適用対象としましては、従業員に対して安全配慮義務を負う業務関連の渡航を行う組織でいかなる組織も対象となります。当然、企業も当てはまりますし、NPOやNGO、あるいは学校などの教育関連の組織も該当します。

ISO31030の制定のねらいは、渡航にまつわるリスクを真剣に受け止め、十分に投資を行い、効果的に管理する文化を醸成するということです。

期待される効果は、安全配慮義務の効果的・組織的な履行が可能となること、経営陣のコミットメントに訴求できること、経済的・法的リスクの軽減ができる可能性が出てくること、高リスク地域への渡航が可能になること、などです。特に、経営陣のコミットメントと説明責任に関しては、何度も繰り返し表記されており、トップマネジメントの重要さが強調されています。逆の見方をすれば、今後海外で事件などに従業員が巻き込まれ裁判になったような場合、いわゆる単独唯一の論拠として安全配慮義務について議論される可能性もあるかもしれません。

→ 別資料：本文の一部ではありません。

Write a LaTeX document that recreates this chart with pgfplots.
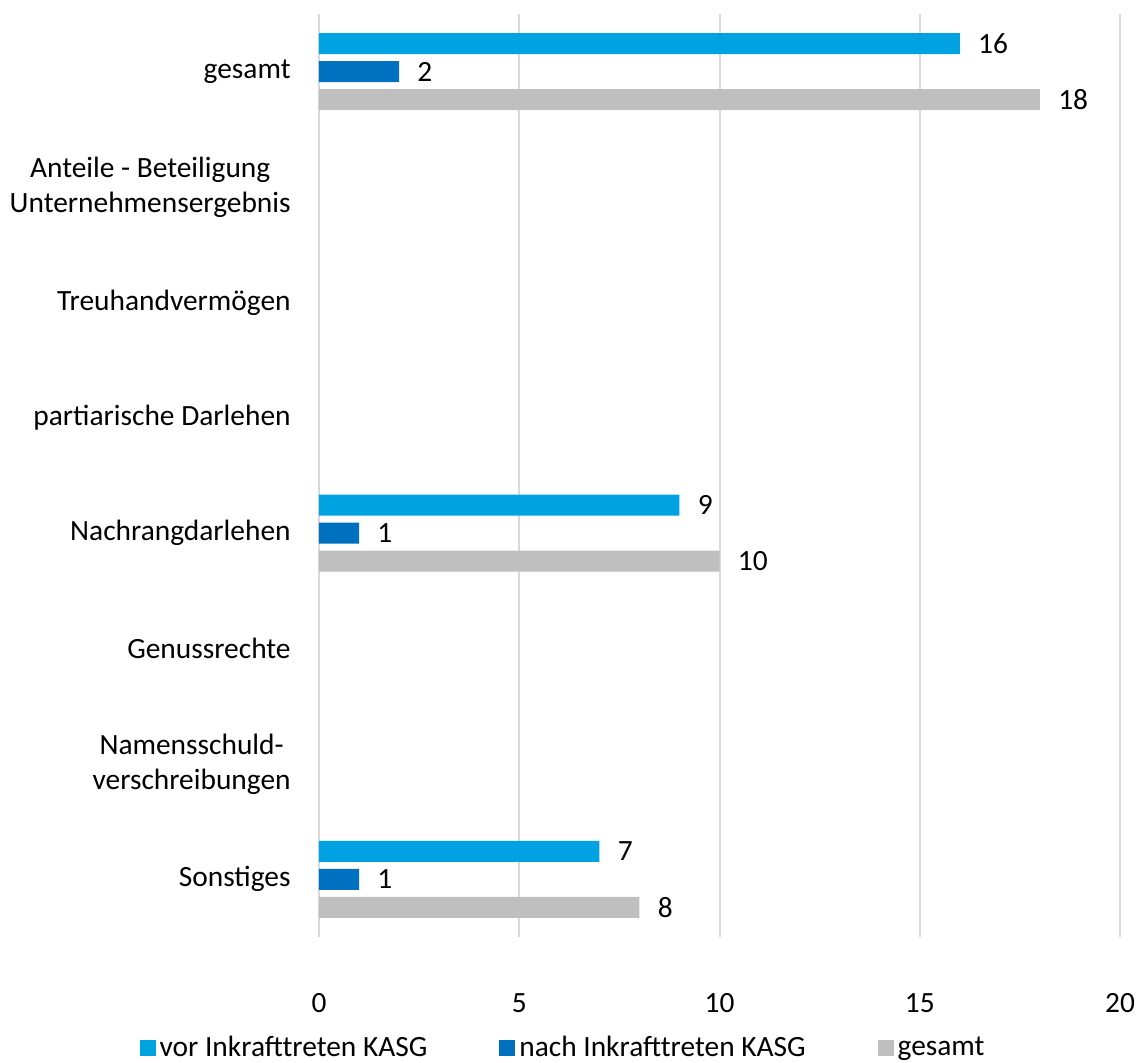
\documentclass[border=0pt]{standalone}
\usepackage{fontspec}
\setmainfont{Carlito}
\usepackage{pgfplots}
\pgfplotsset{compat=1.18}
\definecolor{cvor}{RGB}{0,162,226}
\definecolor{cnach}{RGB}{0,112,192}
\definecolor{cges}{RGB}{191,191,191}
\definecolor{cgrid}{RGB}{217,217,217}
\begin{document}
\begin{tikzpicture}
\useasboundingbox (-159.5pt,-62.5pt) rectangle (409.5pt,468.5pt);
\begin{axis}[
 at={(0pt,0pt)}, anchor=south west,
 scale only axis, width=400.5pt, height=461.5pt,
 xmin=0, xmax=20, ymin=-0.5, ymax=7.5,
 xbar, bar width=10.5pt,
 axis line style={draw=none},
 xtick={0,5,10,15,20},
 ytick={0,1,2,3,4,5,6,7},
 yticklabels={{Sonstiges},{Namensschuld-\\verschreibungen},{Genussrechte},{Nachrangdarlehen},{partiarische Darlehen},{Treuhandvermögen},{Anteile - Beteiligung\\Unternehmensergebnis},{gesamt}},
 major tick length=0pt,
 xmajorgrids, grid style={cgrid, line width=1pt},
 /pgf/number format/assume math mode=true,
 tick label style={font=\fontsize{14.7}{17.5}\selectfont, text=black},
 xticklabel style={inner sep=0pt, anchor=north, yshift=-28pt},
 yticklabel style={align=center, inner sep=0pt, anchor=east, xshift=-14pt},
 nodes near coords,
 nodes near coords style={font=\fontsize{14.7}{17}\selectfont, anchor=west, inner sep=0pt, xshift=9pt, text=black},
 legend columns=3,
 legend style={draw=none, at={(0.306,-0.12)}, anchor=center, font=\fontsize{14.7}{17}\selectfont,
   /tikz/every even column/.append style={column sep=34pt}},
 legend image code/.code={\fill[#1] (0pt,-4pt) rectangle (8pt,4pt);},
]
\addplot[fill=cvor, draw=none, bar shift=14pt] coordinates {(16,7) (9,3) (7,0)};
\addplot[fill=cnach, draw=none, bar shift=0pt] coordinates {(2,7) (1,3) (1,0)};
\addplot[fill=cges, draw=none, bar shift=-14pt] coordinates {(18,7) (10,3) (8,0)};
\legend{vor Inkrafttreten KASG, nach Inkrafttreten KASG, gesamt}
\end{axis}
\end{tikzpicture}
\end{document}
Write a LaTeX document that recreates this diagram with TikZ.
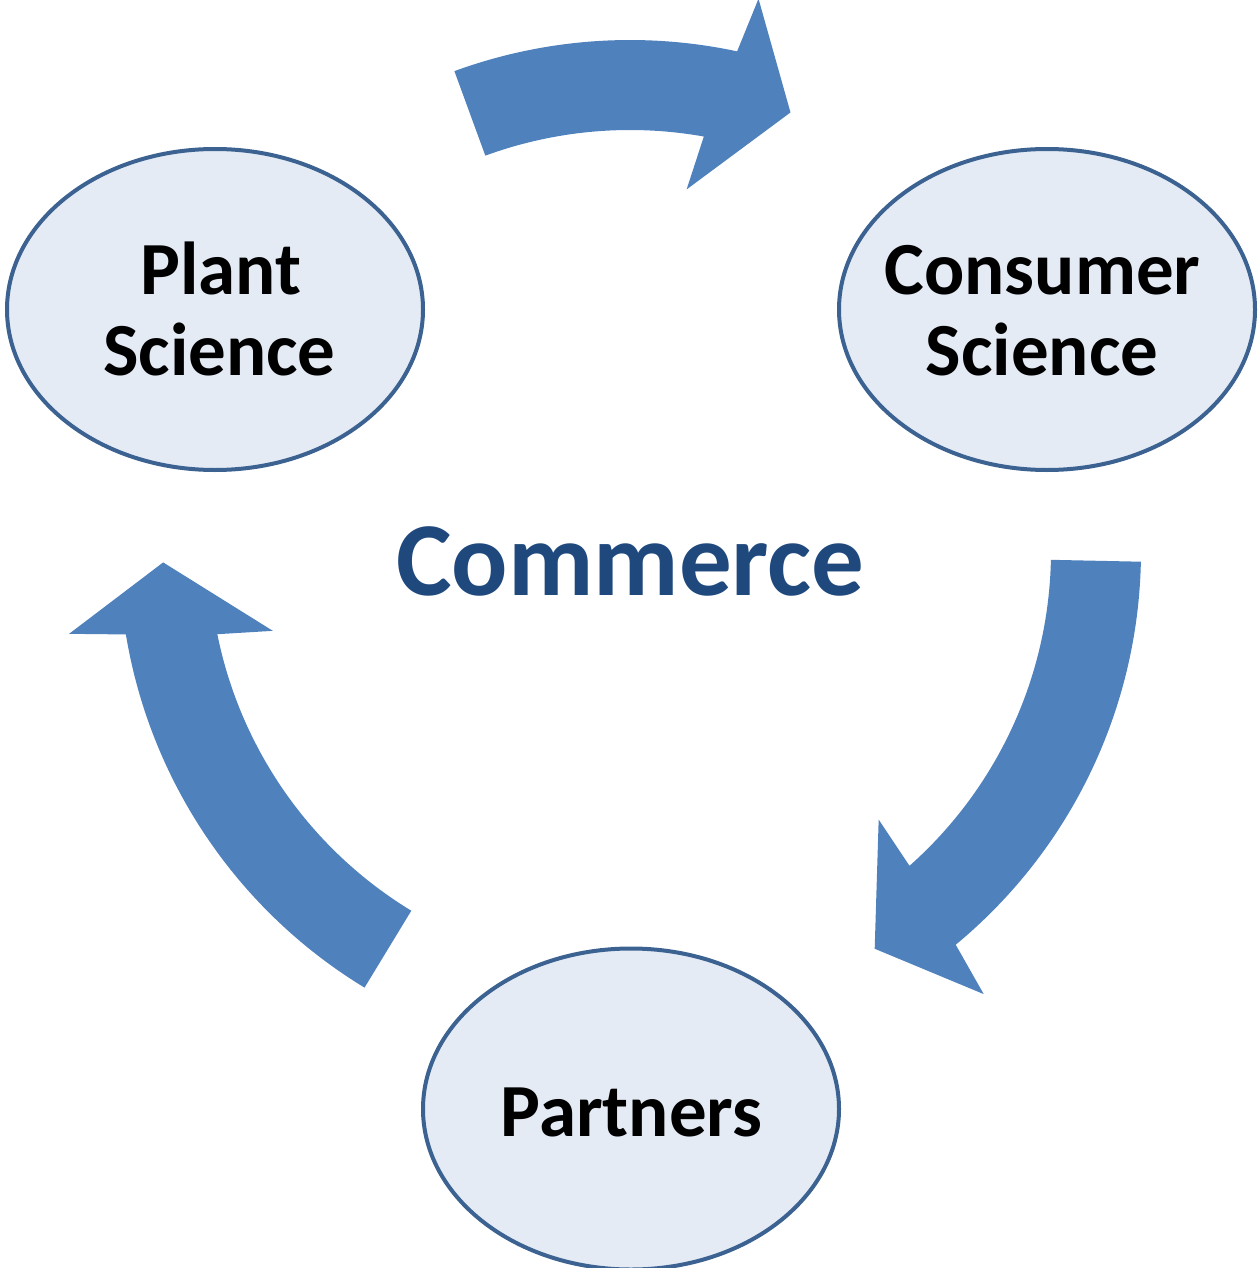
\documentclass[tikz,border=0pt]{standalone}
\usepackage{fontspec}
\setmainfont{Carlito}
\usetikzlibrary{shapes.geometric}
\definecolor{stagefill}{HTML}{E4EBF5}
\definecolor{stageline}{HTML}{3B6291}
\definecolor{flowblue}{HTML}{4F81BD}
\definecolor{hubblue}{HTML}{1F497D}
% circular block arrow around the hub: #1 tail angle, #2 angle where the head starts
\newcommand\cyclearrow[2]{%
  \fill[flow] (#1:511) arc[start angle=#1, end angle=#2, radius=511]
    -- ({#2+1}:567) -- ({#2+8}:467) -- ({#2-3.2}:366) -- ({#2-2}:421)
    arc[start angle={#2-2}, end angle=#1, radius=421] -- cycle;}
\begin{document}
\begin{tikzpicture}[x=1pt,y=-1pt,
  stage/.style={ellipse, draw=stageline, line width=4pt, fill=stagefill,
    minimum width=416pt, minimum height=321pt, inner sep=0pt},
  stagetext/.style={anchor=base, inner sep=0pt, font=\fontsize{75}{81}\selectfont\bfseries},
  hubtext/.style={anchor=base, inner sep=0pt, text=hubblue, font=\fontsize{105}{120}\selectfont\bfseries},
  flow/.style={fill=flowblue}]
\useasboundingbox (0,0) rectangle (1258,1268);

% the three stages
\node[stage] (plant) at (215,309.5) {};
\node[stage] (consumer) at (1047,309.5) {};
\node[stage] (partners) at (631,1109) {};

\node[stagetext] (plant1) at (221,294) {Plant};
\node[stagetext] (plant2) at (219.5,375) {Science};
\node[stagetext] (consumer1) at (1042.5,294) {Consumer};
\node[stagetext] (consumer2) at (1042,375) {Science};
\node[stagetext] (partners1) at (631.5,1136) {Partners};

% hub label
\node[hubtext] (hub) at (630.5,595) {Commerce};

% cycle arrows
\begin{scope}[shift={(630,551)}]
  \cyclearrow{-110.1}{-77.9}
  \cyclearrow{1.2}{50.4}
  \cyclearrow{121.3}{170.6}
\end{scope}
\end{tikzpicture}
\end{document}
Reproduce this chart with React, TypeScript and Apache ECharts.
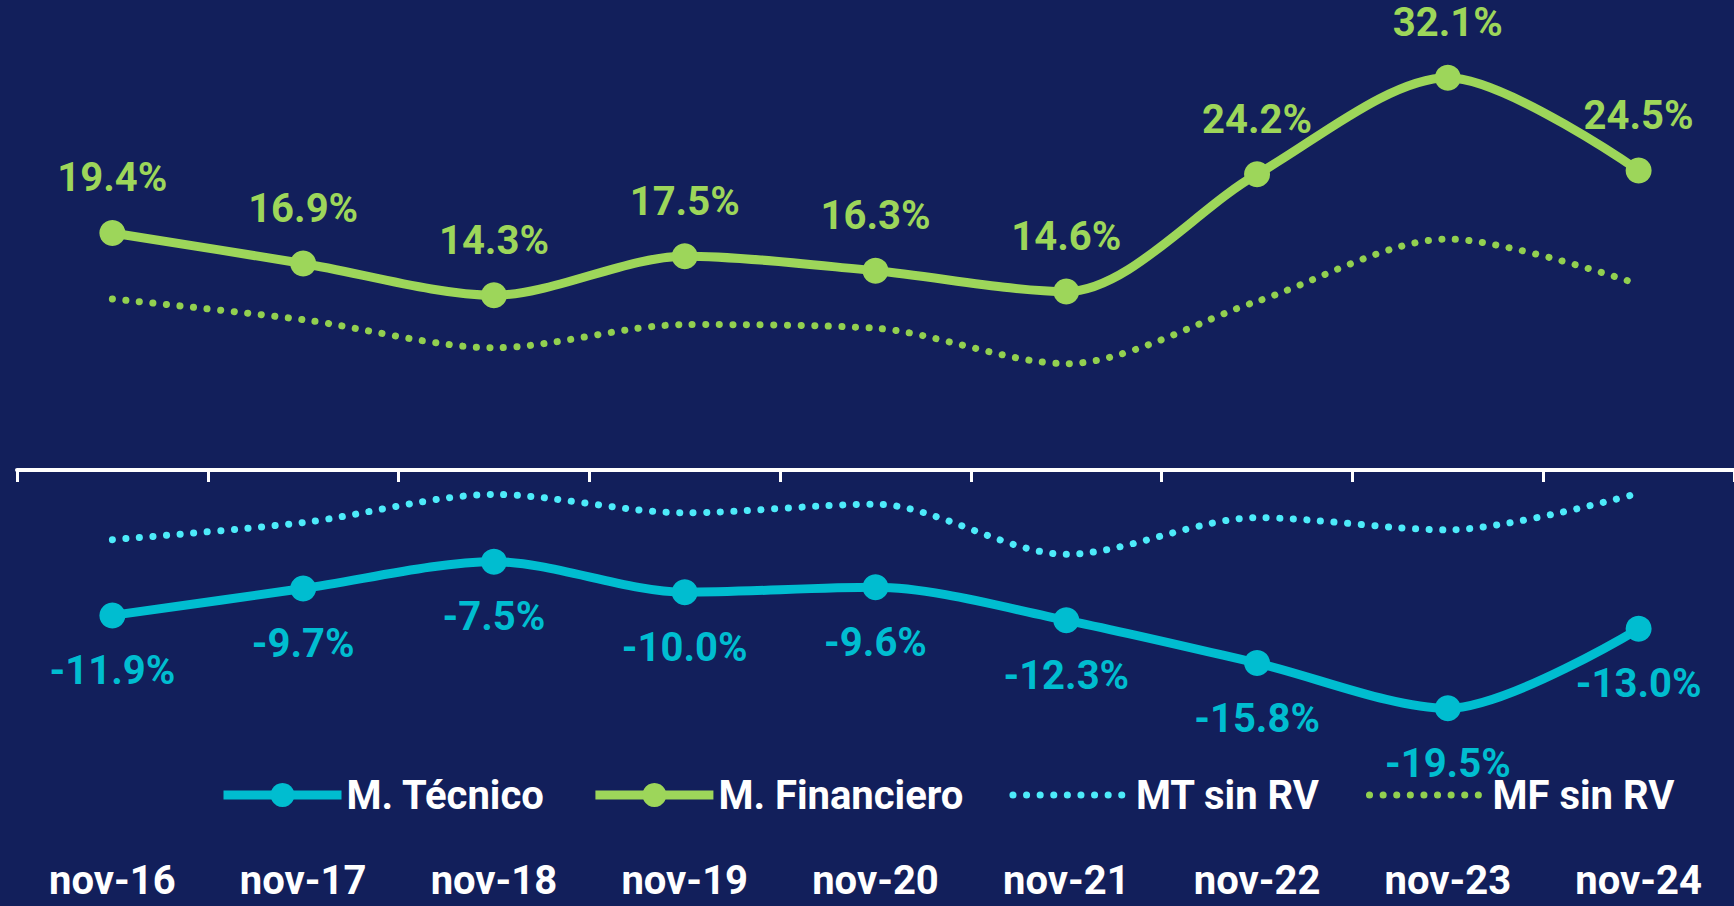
import React, { useEffect, useRef } from "react";
import * as echarts from "echarts";

const categories = ["nov-16", "nov-17", "nov-18", "nov-19", "nov-20", "nov-21", "nov-22", "nov-23", "nov-24"];
const mTecnico = [-11.9, -9.7, -7.5, -10.0, -9.6, -12.3, -15.8, -19.5, -13.0];
const mFinanciero = [19.4, 16.9, 14.3, 17.5, 16.3, 14.6, 24.2, 32.1, 24.5];
const mtSinRV = [-5.7, -4.3, -2.0, -3.5, -2.8, -6.9, -3.9, -4.9, -1.9];
const mfSinRV = [14.0, 12.3, 10.0, 11.9, 11.6, 8.7, 13.8, 18.9, 15.2];

const BG = "#121f5b";
const CYAN = "#00bdd0";
const GREEN = "#9dd65a";
const CYAN_LIGHT = "#4debfa";
const GREEN_DOT = "#92d050";
const FONT = "Roboto";

export default function App() {
  const ref = useRef<HTMLDivElement>(null);
  useEffect(() => {
    if (!ref.current) return;
    const chart = echarts.init(ref.current, undefined, { renderer: "svg" });
    const pct = (p: any) => Number(p.value).toFixed(1) + "%";
    const hiddenSymbol = { color: "rgba(0,0,0,0)", borderWidth: 0, opacity: 0 };
    chart.setOption({
      animation: false,
      backgroundColor: BG,
      grid: { left: 17, right: 0, top: 42.3, bottom: 69.4, containLabel: false },
      legend: {
        left: 214,
        top: 770,
        itemWidth: 118,
        itemHeight: 30,
        itemGap: 46,
        lineStyle: { width: "inherit" },
        textStyle: { color: "#ffffff", fontFamily: FONT, fontWeight: "bold", fontSize: 40 },
        data: [
          { name: "M. Técnico" },
          { name: "M. Financiero" },
          { name: "MT sin RV", itemStyle: hiddenSymbol },
          { name: "MF sin RV", itemStyle: hiddenSymbol },
        ],
      },
      xAxis: [
        {
          type: "category",
          data: categories,
          boundaryGap: true,
          axisLine: { show: true, onZero: true, lineStyle: { color: "#ffffff", width: 4 } },
          axisTick: { show: true, length: 12, lineStyle: { color: "#ffffff", width: 3 } },
          axisLabel: { show: false },
          splitLine: { show: false },
        },
        {
          type: "category",
          data: categories,
          position: "bottom",
          boundaryGap: true,
          axisLine: { show: false, onZero: false },
          axisTick: { show: false },
          axisLabel: {
            show: true,
            margin: 24,
            color: "#ffffff",
            fontFamily: FONT,
            fontWeight: "bold",
            fontSize: 40,
          },
          splitLine: { show: false },
        },
      ],
      yAxis: {
        type: "value",
        min: -30,
        max: 35,
        show: false,
        splitLine: { show: false },
      },
      series: [
        {
          name: "MT sin RV",
          type: "line",
          data: mtSinRV,
          smooth: 0.3,
          symbol: "none",
          itemStyle: { color: CYAN_LIGHT },
          lineStyle: { color: CYAN_LIGHT, width: 7, type: [0.1, 13.5], cap: "round" },
          z: 2,
        },
        {
          name: "MF sin RV",
          type: "line",
          data: mfSinRV,
          smooth: 0.3,
          symbol: "none",
          itemStyle: { color: GREEN_DOT },
          lineStyle: { color: GREEN_DOT, width: 7, type: [0.1, 13.5], cap: "round" },
          z: 2,
        },
        {
          name: "M. Técnico",
          type: "line",
          data: mTecnico,
          smooth: 0.3,
          symbol: "circle",
          symbolSize: 26,
          itemStyle: { color: CYAN },
          lineStyle: { color: CYAN, width: 9 },
          label: {
            show: true,
            position: "bottom",
            distance: 22,
            formatter: pct,
            color: CYAN,
            fontFamily: FONT,
            fontWeight: "bold",
            fontSize: 40,
          },
          z: 3,
        },
        {
          name: "M. Financiero",
          type: "line",
          data: mFinanciero,
          smooth: 0.3,
          symbol: "circle",
          symbolSize: 26,
          itemStyle: { color: GREEN },
          lineStyle: { color: GREEN, width: 9 },
          label: {
            show: true,
            position: "top",
            distance: 22,
            formatter: pct,
            color: GREEN,
            fontFamily: FONT,
            fontWeight: "bold",
            fontSize: 40,
          },
          z: 3,
        },
      ],
    });
    return () => chart.dispose();
  }, []);
  return (
    <div
      ref={ref}
      style={{ position: "fixed", left: 0, top: 0, width: 1734, height: 906 }}
    />
  );
}
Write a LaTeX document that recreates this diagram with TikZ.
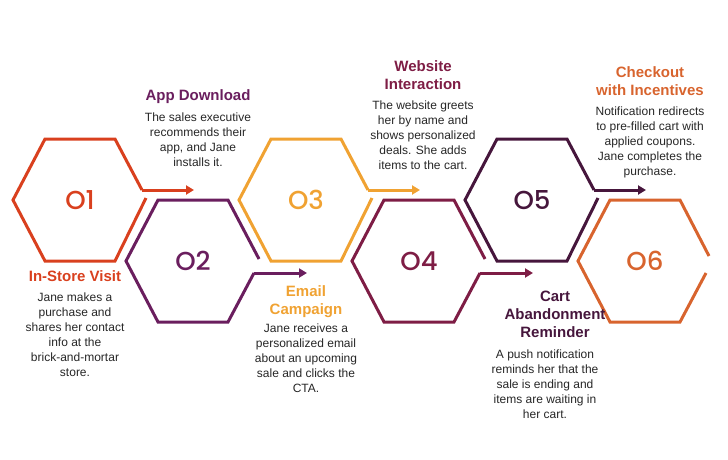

結果として、組織の評判と信頼性が向上し、競争力、離職率、人材獲得面でのポジティブな効果をもたらす可能性も期待できます。また、渡航する従業員にとっては当然、安心感が増すでしょうし、最終的には、組織として業務関連の渡航に関するリスク管理を効果的・効率的な実行能力の証明となり、将来的に保険料の低減につながるかもしれません。国内では難しいかもしれませんが、海外ではこうした動きも出始めているという話も耳にします。

規格の章立ては、①組織と背景の理解、②トラベルリスクマネジメントと実行、③渡航リスクの評価、④渡航リスク対策、⑤コミュニケーションと協議、⑥プログラムモニタリング及びレビュー、⑦記録作成及び報告、となっています。